PROBLEM STATEMENT
Pictures do not belong in the copy; transcribe everything else in the records exactly.

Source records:
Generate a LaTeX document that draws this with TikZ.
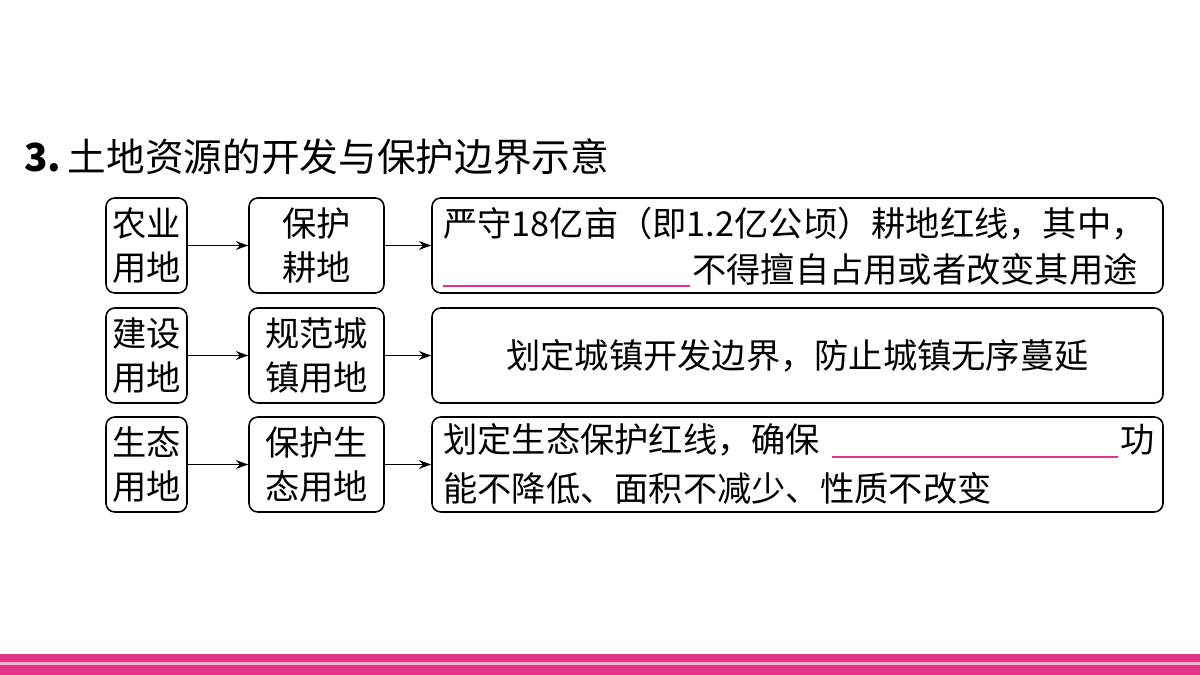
\documentclass[tikz,border=0pt]{standalone}
\usepackage{fontspec}
\newfontfamily\cjk{Noto Sans CJK SC}
\setmainfont{Liberation Serif}
\usetikzlibrary{arrows.meta}
\definecolor{pk}{HTML}{E5338A}
\definecolor{lpk}{HTML}{F7B6D6}
\begin{document}
\begin{tikzpicture}[x=0.02cm,y=-0.02cm,
  bx/.style={draw,line width=0.9pt,rounded corners=5pt},
  tx/.style={font=\cjk\fontsize{19.5}{25}\selectfont,inner sep=0pt,align=center},
  ar/.style={-{Stealth[length=7pt,width=5pt]},line width=0.7pt}]
\useasboundingbox (0,0) rectangle (1200,675);
\fill[pk] (0,654) rectangle (1200,662);
\fill[lpk] (0,662) rectangle (1200,665);
\fill[pk] (0,665) rectangle (1200,675);
\node[anchor=west,inner sep=0pt] (title) at (24,157) {\fontsize{22}{26}\selectfont\cjk \textbf{3.}\,土地资源的开发与保护边界示意};
\foreach \r/\t/\a/\b in {1/198/农业\\用地/保护\\耕地,2/308/建设\\用地/规范城\\镇用地,3/417/生态\\用地/保护生\\态用地}{
  \node[bx,minimum width=81*0.02cm,minimum height=95*0.02cm] (a\r) at (146.5,\t+47.5) {};
  \node[tx] at (a\r) {\a};
  \node[bx,minimum width=135*0.02cm,minimum height=95*0.02cm] (b\r) at (316.5,\t+47.5) {};
  \node[tx] at (b\r) {\b};
  \node[bx,minimum width=731*0.02cm,minimum height=95*0.02cm] (c\r) at (797.5,\t+47.5) {};
  \draw[ar] (a\r) -- (b\r);
  \draw[ar] (b\r) -- (c\r);
}
\node[tx,anchor=west] (t1) at (443,224) {严守18亿亩（即1.2亿公顷）耕地红线，其中，};
\coordinate (u1a) at (443,286); \coordinate (u1b) at (690,286);
\draw[pk,line width=1pt] (u1a) -- (u1b);
\node[tx,anchor=west] (t2) at (692,269) {不得擅自占用或者改变其用途};
\node[tx] (t3) at (c2) {划定城镇开发边界，防止城镇无序蔓延};
\node[tx,anchor=west] (t4) at (443,440) {划定生态保护红线，确保};
\coordinate (u2a) at (832,457); \coordinate (u2b) at (1118,457);
\draw[pk,line width=1pt] (u2a) -- (u2b);
\node[tx,anchor=west] (t5) at (1120,440) {功};
\node[tx,anchor=west] (t6) at (443,488) {能不降低、面积不减少、性质不改变};
\end{tikzpicture}
\end{document}
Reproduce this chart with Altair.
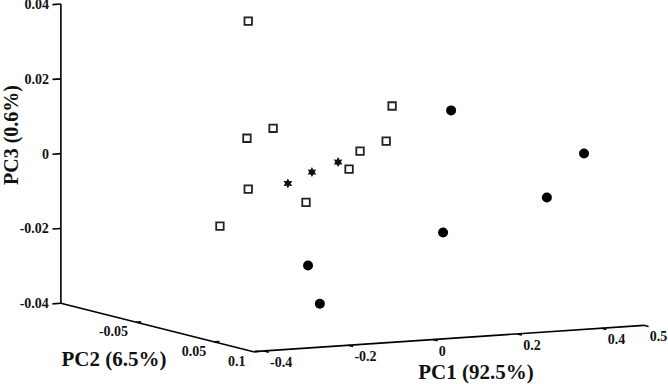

TASK SOLUTION
Generate a LaTeX document that draws this with TikZ.
\documentclass[tikz,border=0pt]{standalone}
\usepackage{fontspec}
\newfontfamily\cjk{Noto Sans CJK SC}
\setmainfont{Liberation Serif}
\usetikzlibrary{arrows.meta}
\definecolor{pk}{HTML}{E5338A}
\definecolor{lpk}{HTML}{F7B6D6}
\begin{document}
\begin{tikzpicture}[x=0.02cm,y=-0.02cm,
  bx/.style={draw,line width=0.9pt,rounded corners=5pt},
  tx/.style={font=\cjk\fontsize{19.5}{25}\selectfont,inner sep=0pt,align=center},
  ar/.style={-{Stealth[length=7pt,width=5pt]},line width=0.7pt}]
\useasboundingbox (0,0) rectangle (1200,675);
\fill[pk] (0,654) rectangle (1200,662);
\fill[lpk] (0,662) rectangle (1200,665);
\fill[pk] (0,665) rectangle (1200,675);
\node[anchor=west,inner sep=0pt] (title) at (24,157) {\fontsize{22}{26}\selectfont\cjk \textbf{3.}\,土地资源的开发与保护边界示意};
\foreach \r/\t/\a/\b in {1/198/农业\\用地/保护\\耕地,2/308/建设\\用地/规范城\\镇用地,3/417/生态\\用地/保护生\\态用地}{
  \node[bx,minimum width=81*0.02cm,minimum height=95*0.02cm] (a\r) at (146.5,\t+47.5) {};
  \node[tx] at (a\r) {\a};
  \node[bx,minimum width=135*0.02cm,minimum height=95*0.02cm] (b\r) at (316.5,\t+47.5) {};
  \node[tx] at (b\r) {\b};
  \node[bx,minimum width=731*0.02cm,minimum height=95*0.02cm] (c\r) at (797.5,\t+47.5) {};
  \draw[ar] (a\r) -- (b\r);
  \draw[ar] (b\r) -- (c\r);
}
\node[tx,anchor=west] (t1) at (443,224) {严守18亿亩（即1.2亿公顷）耕地红线，其中，};
\coordinate (u1a) at (443,286); \coordinate (u1b) at (690,286);
\draw[pk,line width=1pt] (u1a) -- (u1b);
\node[tx,anchor=west] (t2) at (692,269) {不得擅自占用或者改变其用途};
\node[tx] (t3) at (c2) {划定城镇开发边界，防止城镇无序蔓延};
\node[tx,anchor=west] (t4) at (443,440) {划定生态保护红线，确保};
\coordinate (u2a) at (832,457); \coordinate (u2b) at (1118,457);
\draw[pk,line width=1pt] (u2a) -- (u2b);
\node[tx,anchor=west] (t5) at (1120,440) {功};
\node[tx,anchor=west] (t6) at (443,488) {能不降低、面积不减少、性质不改变};
\end{tikzpicture}
\end{document}
Reproduce this chart with Altair.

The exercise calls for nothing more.